To make sure their new confection would pass gastronomic muster, the researchers created individual squares of chocolate with concentrations of phenolics ranging from 0.1% to 8.1% and had a trained sensory panel taste each one. The goal was to have the phenolic powder be undetectable in the flavor of the milk chocolate. The taste-testers found that concentrations over 0.9% were detectable, but incorporating the phenolics at 0.8% resulted in a good compromise of a high level of bioactivity without sacrificing flavor or texture. In fact, more than half of the taste testers preferred the 0.8% phenolic milk chocolate over the undosed control milk chocolate. This sample had higher chemical antioxidant activity than most dark chocolates.
While these results are very promising, Dean and team also acknowledge that peanuts are a major food allergy concern. They tested the phenolic powder made from the skins for presence of allergens, and while none were detected, they say that a product containing peanut skins should still be labeled as containing peanuts.
Next, the researchers plan to further explore the use of peanut skins, coffee grounds and other waste products into additional foods. In particular, Dean is hoping to test whether the antioxidants in peanut skins extend the shelf life of nut butters, which can go rancid quickly because of their high fat content. While commercial availability of their boosted chocolate is still a ways off and subject to corporate patents, they hope that their efforts will eventually lead to a better milk chocolate on supermarket shelves.
More information: Enhanced bioactivity of milk chocolate using extracts from food processing waste materials:
Dark chocolate is noted for its health benefits which have been attributed to small molecule phenolic compounds such as flavonoids.

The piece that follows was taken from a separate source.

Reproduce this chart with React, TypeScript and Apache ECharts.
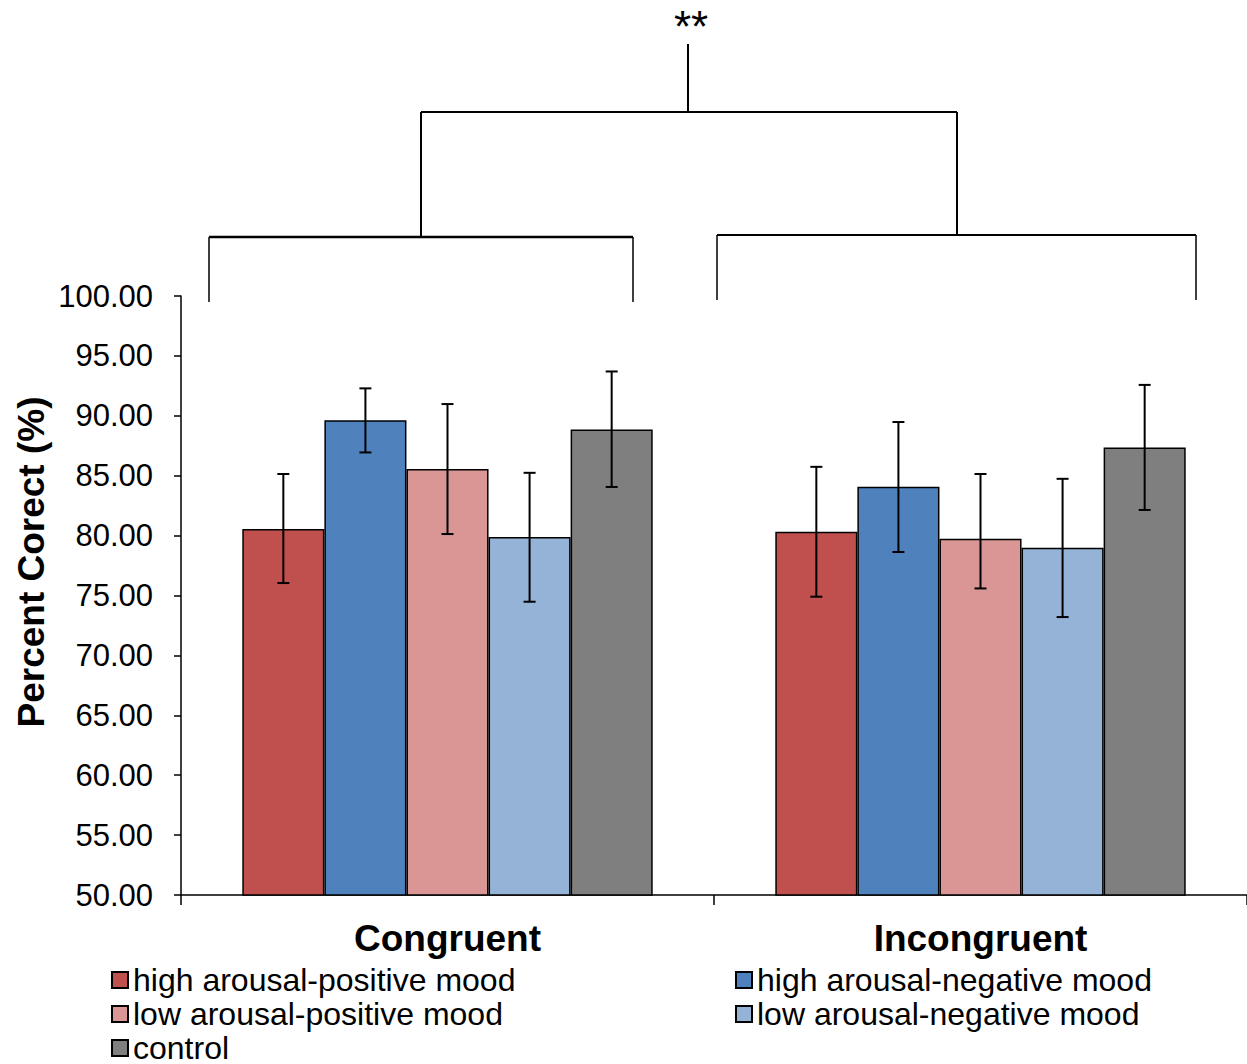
import React, { useEffect, useRef } from "react";
import * as echarts from "echarts";

const categories = ["Congruent", "Incongruent"];
const seriesNames = [
  "high arousal-positive mood",
  "high arousal-negative mood",
  "low arousal-positive mood",
  "low arousal-negative mood",
  "control",
];
const colors = ["#C0504D", "#4F81BD", "#D99694", "#95B3D7", "#7F7F7F"];

const hapValues = [80.55, 80.33];
const hanValues = [89.62, 84.07];
const lapValues = [85.56, 79.73];
const lanValues = [79.88, 78.98];
const controlValues = [88.86, 87.36];

// error bar ends per series: [Congruent, Incongruent]
const errHigh = [
  [85.14, 85.74],
  [92.29, 89.48],
  [90.98, 85.14],
  [85.24, 84.74],
  [93.7, 92.58],
];
const errLow = [
  [76.04, 74.9],
  [86.94, 78.63],
  [80.13, 75.59],
  [74.48, 73.2],
  [84.06, 82.14],
];

const yTicks = { min: 50, max: 100, interval: 5 };
const yTitle = "Percent Corect (%)";
const sigLabel = "**";

export default function App() {
  const ref = useRef<HTMLDivElement>(null);
  useEffect(() => {
    if (!ref.current) return;
    const chart = echarts.init(ref.current, null, { renderer: "svg" });
    const values = [hapValues, hanValues, lapValues, lanValues, controlValues];
    const gapRatio = 0.23;
    const errData: number[][] = [];
    for (let s = 0; s < 5; s++) {
      for (let c = 0; c < categories.length; c++) {
        errData.push([c, s, errLow[s][c], errHigh[s][c]]);
      }
    }
    const font = "'Liberation Sans', Arial, sans-serif";
    const mk = (x1: number, y1: number, x2: number, y2: number, w = 2) => ({
      type: "line",
      shape: { x1, y1, x2, y2 },
      style: { stroke: "#000", lineWidth: w },
      silent: true,
    });
    const legendCommon = {
      orient: "vertical",
      top: 958,
      height: 110,
      itemWidth: 16,
      itemHeight: 16,
      itemGap: 0,
      icon: "rect",
      textStyle: { fontSize: 32, color: "#000", fontFamily: font, lineHeight: 34 },
    };
    chart.setOption({
      animation: false,
      backgroundColor: "#fff",
      textStyle: { fontFamily: font },
      grid: { left: 181, right: 0, top: 296, bottom: 169, containLabel: false },
      legend: [
        { ...legendCommon, data: [seriesNames[0], seriesNames[2], seriesNames[4]], left: 106 },
        { ...legendCommon, data: [seriesNames[1], seriesNames[3]], left: 730 },
      ],
      xAxis: {
        type: "category",
        data: categories,
        axisLine: { lineStyle: { color: "#000", width: 1.5 } },
        axisTick: { show: true, length: 10, lineStyle: { color: "#000", width: 1.5 } },
        axisLabel: {
          fontSize: 37,
          fontWeight: "bold",
          color: "#000",
          margin: 25,
          fontFamily: font,
        },
      },
      yAxis: {
        type: "value",
        min: yTicks.min,
        max: yTicks.max,
        interval: yTicks.interval,
        axisLine: { show: true, lineStyle: { color: "#000", width: 1.5 } },
        axisTick: { show: true, length: 7, lineStyle: { color: "#000", width: 1.5 } },
        splitLine: { show: false },
        axisLabel: {
          fontSize: 31,
          color: "#000",
          margin: 28,
          fontFamily: font,
          formatter: (v: number) => v.toFixed(2),
        },
      },
      series: [
        ...values.map((vals, i) => ({
          type: "bar",
          name: seriesNames[i],
          data: vals,
          barGap: "0%",
          barCategoryGap: gapRatio * 100 + "%",
          itemStyle: { color: colors[i], borderColor: "#000", borderWidth: 1.5 },
        })),
        {
          type: "custom",
          name: "err",
          data: errData,
          encode: { x: 0, y: 3 },
          z: 10,
          renderItem: (params: any, api: any) => {
            const c = api.value(0);
            const s = api.value(1);
            const lo = api.value(2);
            const hi = api.value(3);
            const band = api.size([1, 0])[0];
            const bw = (band * (1 - gapRatio)) / 5;
            const base = api.coord([c, lo]);
            const cx = base[0] + (s - 2) * bw;
            const yLo = base[1];
            const yHi = api.coord([c, hi])[1];
            const cap = 6;
            const st = { stroke: "#000", lineWidth: 2 };
            return {
              type: "group",
              children: [
                { type: "line", shape: { x1: cx, y1: yHi, x2: cx, y2: yLo }, style: st },
                { type: "line", shape: { x1: cx - cap, y1: yHi, x2: cx + cap, y2: yHi }, style: st },
                { type: "line", shape: { x1: cx - cap, y1: yLo, x2: cx + cap, y2: yLo }, style: st },
              ],
            };
          },
        },
      ],
      graphic: [
        mk(209, 237, 633, 237, 2.5),
        mk(209, 237, 209, 302, 1.5),
        mk(633, 237, 633, 302, 1.5),
        mk(717, 235, 1196, 235, 2),
        mk(717, 235, 717, 300, 1.5),
        mk(1196, 235, 1196, 300, 1.5),
        mk(421, 112, 957, 112, 2),
        mk(421, 112, 421, 237, 2),
        mk(957, 112, 957, 235, 2),
        mk(688, 44, 688, 112, 2),
        {
          type: "text",
          x: 691,
          y: 26,
          style: {
            text: sigLabel,
            fontSize: 44,
            fontFamily: font,
            fill: "#000",
            align: "center",
            verticalAlign: "middle",
          },
        },
        {
          type: "text",
          x: 31,
          y: 562,
          rotation: Math.PI / 2,
          style: {
            text: yTitle,
            fontSize: 37,
            fontWeight: "bold",
            fontFamily: font,
            fill: "#000",
            align: "center",
            verticalAlign: "middle",
          },
        },
      ],
    });
    return () => chart.dispose();
  }, []);
  return (
    <div
      ref={ref}
      style={{ position: "fixed", left: 0, top: 0, width: 1247, height: 1064 }}
    />
  );
}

It is also noted for its increased bitter flavor and hard texture over more popular chocolate products such as milk chocolate. Other foods such as nuts, peanuts, coffee, tea, and various dark fruits contain the same or similar small molecule phenolic compounds. These compounds are also present in the processing waste material from these food products. Using peanut skins, a waste product of the peanut blanching industry as a case study, the development of a functional food ingredient was prepared. Aqueous ethanolic extracts were prepared from peanut skins and their phenolic compounds characterized. The extracts were found to consist of catechins and other procyanidins. The extracts were encapsulated with maltodextrin to create a free flowing powder. After incorporation at levels from 0.1 to 8.1% into molten milk chocolate, the matrix was molded to form individual squares. The resulting chocolate products were analyzed for chemical antioxidant activity using the DPPH assay. Sensory analysis using consumers was conducted and it was found that the consumer threshold for detection of the presences of the ingredient was above 0.9% which produced a product with DPPH activity higher than dark chocolate. When the ingredient was incorporated at a level of 0.8%, 60% of the consumers preferred the flavor of the dosed product to the untreated control. This indicates that extracts of waste peanut skin material can provide bioactivity to milk chocolate without interfering with the preferred taste. Other waste streams from food processing that contain similar compounds would be candidates for this treatment and lead to increased utilization and economic value.